方夢之
(上海大學,上海,200072)
羅益民、韓志華的“反論:他山之石,可以毀玉——對文化翻譯派的理論反思”一文,對文化學派的理論淵源、形成條件、本質特點及其對文學翻譯和翻譯研究的影響作了鞭辟入里的分析。文章以本體論為參照,從翻譯學科建設的高度,對其進行理性的審視和批評,認為文化學派“在理論邏輯和實際上,割裂了原文與譯文、譯者與作者之間的主客體關系,甚至拋棄了主體,單純地結合文化因素或社會歷史環境肆意‘改寫’原作,使得譯作面目全非,不免陷入唯心主義的泥潭或偽譯的怪圈”。在翻譯理論史上,20世紀90年代的“文化轉向”一晃而過,曾經風靡一時的翻譯的文化研究逐漸趨于平靜,其范式轉入常態。然而,發軔于20世紀五、六十年代的翻譯的語言學研究卻與時俱進,擺脫了“等值”的束縛,其核心觀念已從傳統的語言轉換變向為譯者及其與社會的關系,把翻譯看成是社會爭斗的場所。莫娜·貝克在題為“翻譯研究中的語言學模式與方法”一文(《外語研究》2005[3])中說:“翻譯研究語言學途徑這些年來已經發展得相當成熟了。……Hatim,Mason和House在1997年分別出版了各自理論模式的修訂版,明確認可了諸如意識形態、政治氛圍、市場力量等因素的重要性。”可見,翻譯的語言學研究本身滲入了許多與語言相關的文化因素。當代翻譯的語言學研究一改過去只重原文、重形式、重規范、重共時、重微觀的做法,開始同時重視宏觀的社會文化語境,以語料庫為工具,進行實證研究。現在,借鑒描寫學派的研究方法,運用當代語言學的新思想、新概念,多學科“綜合描寫、寬域規范”的多元整合的新范式已悄然興起。

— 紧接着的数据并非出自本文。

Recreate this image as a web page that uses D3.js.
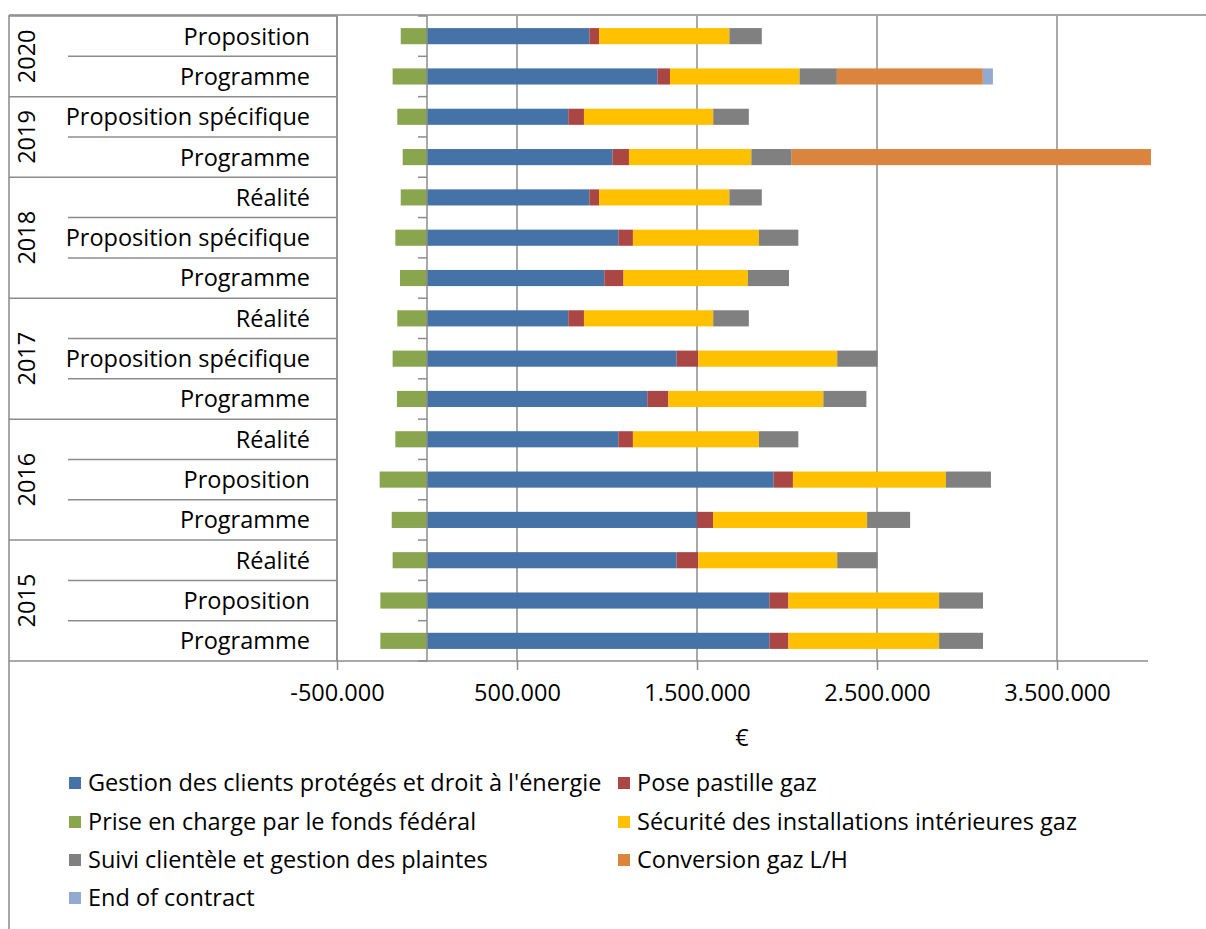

鄭延國教授的“文學翻譯:重寫和競賽——實例舉隅與點評”雖然也引用了勒菲弗爾的“改寫”理論,認為翻譯是對文學作品的一種改寫,離開改寫,“原著可能在極短的時間內消亡”,但文章并未在意識形態和詩學的范疇內過多地展開,而是以作者自譯和他譯名詩為例,說明重寫和競賽乃文學翻譯的兩大重要策略。鄭文的重寫不是勒菲弗爾意義上的“改寫”,而是回繞文本,演變出新。文章標舉許淵沖“在競賽中,要爭取青出于藍而勝于藍”的旗幟。當然“勝于藍”也是就原本和譯本比較而言的,并未涉及意識形態和詩學之類。作者引用葉君健的話說:“譯文表現原作的精神和風姿,是譯者學識、思想感情和文學修養與原作相結合的結晶。這種結合本身是一種再創造,譯者應該通過對原作的盡可能消化,把原作再創造為本國文字中的文學佳作。”可見,作者對文學翻譯的重寫和競賽處處以原本為依據。
方夢之的“《翻譯學通論》:翻譯學之濫觴”介紹和評論翻譯學的開山之作《翻譯學通論》。該書作者蔣翼振繼承我國傳統美學思想,借我國傳統文論闡發翻譯學的學理,認為“翻譯學是活的文學”,反對亦步亦趨地翻譯成“死的文學”,提創要“盡力創造一種新文體”。80余年前,蔣翼振把翻譯學的宗旨定位在“活的文學”,是有先見之明的。不過,蔣的“精微思想的遷移”、“求兩系或兩系以上文明的化合”,只講合,不講分;只講遷移或引進,不講對源語文本改變、操縱或重新闡釋,這顯然是一大時代差距了。